AI adds yet another dimension to these issues and may require changes to underwriting guidelines that have been in place for decades, Cheung said.

Despite these very real risks, it can be hard to explain to buyers why more comprehensive cyber cover may be necessary.

We don’t want products to be designed once and should have a one-size-fits-all flavour.

Aman Pal Singh

Founder & CEO at B4E Insurtech

One issue that may be limiting sales of cyber cover is the complexity of products. Insurance buyers are “looking for products which are simple to understand and affordable,” said Aman Pal Singh, Founder & CEO, B4E Insurtech.

Under current distribution models it is difficult to make cyber products that are affordable and can be distributed with ease.

“Right now, the only other option left is to develop those products, dispense them digitally, create the awareness around it, create the visibility around those products,” Singh said.

“You will need regulation to support you on that. You will definitely need the government to give the subsidies that you need to have those products out there. And then gradually you will see that uptake happening.”

“We don’t want products to be designed once and should have a one-size-fits-all flavour. Products should be designed and built to cater to communities, to cities, to localities where… you’re able to get the right critical mass,” Singh said.  

Never work alone

But many of the new insurtechs developing these new products cannot work alone.

“We can never work alone. So we need partners. We need support from reinsurers and we need support from providers who are licenced to transact insurance on the ground to then take those to market using our technology,” Singh said.

Another dimension is volatility, said Lynn Lin, Senior Vice President at Marsh. How can insurers provide cover for crypto assets when such assets are intrinsically volatile, she asked.

The price of a single bitcoin, for instance, has risen from about US$26,000 a year ago to over US$70,000 earlier this year. Such volatility adds a wrinkle to insurance providers.

Sometimes it takes time for products to scale up and for consumers to understand why they need them.

On example, said Wong, is micro insurance, which has been in the market for about two decades.
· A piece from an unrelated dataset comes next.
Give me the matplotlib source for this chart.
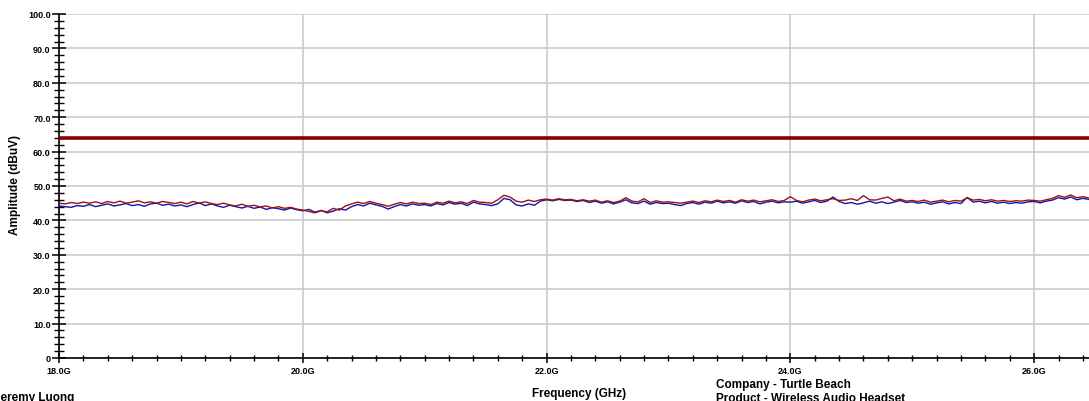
import numpy as np
import matplotlib
matplotlib.use("Agg")
import matplotlib.pyplot as plt
from matplotlib.ticker import MultipleLocator, FixedLocator

# ---- data ----
freq_start_ghz = 18.0
freq_stop_ghz = 26.45
limit_dbuv = 64.0

blue_trace = [
    44.2,44.0,43.8,44.3,44.1,44.6,44.0,44.4,44.8,44.2,44.5,44.9,44.3,44.6,44.1,44.8,45.0,44.4,44.7,44.2,
    44.5,44.0,44.6,45.1,44.3,44.8,44.2,43.8,44.4,44.0,43.6,44.1,43.5,43.9,43.2,43.7,43.4,43.0,43.6,43.1,
    42.8,43.2,42.4,42.9,42.2,42.7,43.4,43.0,44.0,44.6,44.2,45.0,44.5,44.1,43.3,44.0,44.6,44.2,44.8,44.4,
    44.6,44.2,44.9,44.5,45.2,44.7,45.0,44.3,45.3,44.8,44.6,44.3,44.8,46.4,46.0,44.5,44.2,44.8,44.4,45.6,
    46.0,45.7,46.1,45.8,45.9,45.5,45.8,45.2,45.6,45.0,45.4,44.8,45.3,46.0,45.1,44.9,45.6,44.7,45.2,44.9,
    45.0,44.6,44.3,44.9,45.2,44.7,45.3,45.0,45.6,45.1,45.4,45.0,45.7,45.2,45.5,44.8,45.3,45.6,45.1,45.4,
    45.3,45.6,45.0,45.4,45.8,45.2,45.6,46.8,45.5,44.9,45.2,44.7,45.1,45.6,45.0,45.4,44.9,45.3,45.8,45.2,
    45.4,45.0,45.3,44.7,45.1,45.4,44.8,45.2,44.9,46.7,45.3,45.6,45.1,45.5,45.0,45.3,44.9,45.2,45.0,45.4,
    45.5,45.1,45.6,45.9,46.6,46.2,46.8,46.0,46.4,46.1,
]
red_trace = [
    45.0,44.8,45.2,44.9,45.3,45.0,45.4,44.9,45.5,45.1,45.6,45.0,45.3,45.7,45.1,45.4,45.0,45.5,45.2,44.9,
    45.3,44.8,45.5,45.0,45.4,44.9,44.6,45.0,44.5,44.2,44.7,44.1,44.4,43.9,44.2,43.6,44.0,43.5,43.8,43.3,
    43.0,42.6,42.2,42.8,42.5,43.5,43.0,44.2,44.8,45.3,44.9,45.5,45.0,44.6,44.1,44.7,45.2,44.8,45.3,44.9,
    45.0,44.6,45.3,45.0,45.6,45.1,45.4,44.9,45.8,45.3,45.2,45.0,46.0,47.3,46.8,45.6,45.3,45.9,45.5,46.0,
    46.2,45.9,46.3,46.0,46.1,45.7,46.0,45.6,45.9,45.3,45.7,45.2,45.6,46.6,45.6,45.4,46.3,45.2,45.7,45.3,
    45.4,45.2,45.0,45.3,45.6,45.2,45.7,45.4,45.9,45.5,45.8,45.3,46.0,45.6,45.9,45.4,45.7,46.0,45.5,45.8,
    46.9,45.8,45.4,45.9,46.2,45.7,46.0,46.3,45.8,45.9,46.3,45.8,47.2,46.0,45.9,46.4,46.8,45.7,46.2,45.6,
    45.8,45.5,45.9,45.3,45.6,45.9,45.4,45.8,45.6,46.6,45.9,46.1,45.7,46.0,45.6,45.8,45.5,45.7,45.6,45.9,
    45.8,45.6,46.0,46.4,47.2,46.7,47.4,46.6,46.9,46.5,
]
x_major_ticks = [18.0, 20.0, 22.0, 24.0, 26.0]
x_tick_labels = ["18.0G", "20.0G", "22.0G", "24.0G", "26.0G"]
y_major_ticks = [0, 10, 20, 30, 40, 50, 60, 70, 80, 90, 100]
y_tick_labels = ["0", "10.0", "20.0", "30.0", "40.0", "50.0", "60.0", "70.0", "80.0", "90.0", "100.0"]

freqs = np.linspace(freq_start_ghz, freq_stop_ghz, len(blue_trace))

plt.rcParams['font.family'] = ['Liberation Sans Narrow', 'Liberation Sans', 'DejaVu Sans']

fig = plt.figure(figsize=(10.89, 4.02), dpi=100)
ax = fig.add_axes([59/1089, 1-359/402, 1-59/1089, (359-15)/402])

ax.set_xlim(freq_start_ghz, freq_stop_ghz)
ax.set_ylim(0, 100)

ax.grid(True, which='major', color='#cccccc', linewidth=1.2, zorder=0)
ax.set_axisbelow(True)

ax.axhline(limit_dbuv, color='#8b0000', linewidth=2.6, zorder=3)
ax.plot(freqs, blue_trace, color='#0a1aa8', linewidth=1.0, zorder=4)
ax.plot(freqs, red_trace, color='#a01010', linewidth=1.0, zorder=5)

for s in ['top', 'right']:
    ax.spines[s].set_visible(False)
for s in ['left', 'bottom']:
    ax.spines[s].set_color('black')
    ax.spines[s].set_linewidth(1.2)

ax.xaxis.set_major_locator(FixedLocator(x_major_ticks))
ax.set_xticklabels(x_tick_labels, fontsize=6.5, fontweight='bold')
ax.xaxis.set_minor_locator(MultipleLocator(0.2))
ax.yaxis.set_major_locator(FixedLocator(y_major_ticks))
ax.set_yticklabels(y_tick_labels, fontsize=6.5, fontweight='bold')
ax.yaxis.set_minor_locator(MultipleLocator(2))

ax.tick_params(axis='x', which='major', direction='inout', length=7, width=1.1, pad=2, colors='black')
ax.tick_params(axis='x', which='minor', direction='inout', length=5, width=1.0)
ax.tick_params(axis='y', which='major', direction='inout', length=10, width=1.1, pad=1)
ax.tick_params(axis='y', which='minor', direction='inout', length=7, width=1.0)

fig.text(15/1089, 1-185/402, 'Amplitude (dBuV)', rotation=90, ha='center', va='center',
         fontsize=8.5, fontweight='bold', family=['Liberation Sans', 'DejaVu Sans'])
fig.text(579/1089, 1-394/402, 'Frequency (GHz)', ha='center', va='center',
         fontsize=8.5, fontweight='bold', family=['Liberation Sans', 'DejaVu Sans'])
fig.text(716/1089, 1-385/402, 'Company - Turtle Beach', ha='left', va='center',
         fontsize=8.5, fontweight='bold', family=['Liberation Sans', 'DejaVu Sans'])
fig.text(716/1089, 1-399/402, 'Product - Wireless Audio Headset', ha='left', va='center',
         fontsize=8.5, fontweight='bold', family=['Liberation Sans', 'DejaVu Sans'])
fig.text(-6/1089, 1-398/402, 'Jeremy Luong', ha='left', va='center',
         fontsize=8.5, fontweight='bold', family=['Liberation Sans', 'DejaVu Sans'])

fig.savefig('out.png', dpi=100)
It has taken that long to evolve to the point where it is not a drag on insurers’ balance sheets but is “a commercially viable proposition in a lot of the markets and regulators are beginning to put into place regulations to support it.”

[Micro insurance] is a commercially viable proposition in a lot of the markets and regulators are beginning to put into place regulations to support it.

Lynn Lin

Senior Vice President at Marsh

Another area that is evolving is related to pandemic cover, which gained added urgency during the COVID-19 pandemic.

“I think there’s certainly going to be gaps in in pandemic related coverage,” said John Maroney, Chief Executive Officer at the Global Asia Insurance Partnership, noting that the issues is “still very fresh in underwriters minds.”

“We’ll see how that plays out.”

And climate change “will become more and more important in the decades ahead.” Maroney is not alone in this belief.

“As a result of climate change, I think some of the traditional risks that you could easily cover in the past are becoming more and more difficult for us to cover,” said Wong at Peak Re.

The most visible example is floods, which are happening more often as instability increases.

“As a result, the only way that we can deal with this is to increase the price to a level that we are confident or comfortable (with),” Wong said.

“So, as an industry, I think we need to think about how we’re going to do this and particularly where the technology can help us to better understand these emerging risks and how this is happening.”

The good news is that, according to Singh, data exists to deal with these challenges and as customer journeys become more comprehensive, more data is added to the pool.

“You have to start building up a separate vertical. You have to start building up data and you have to start building the capability which will then allow you to tap into that opportunity,” Singh said.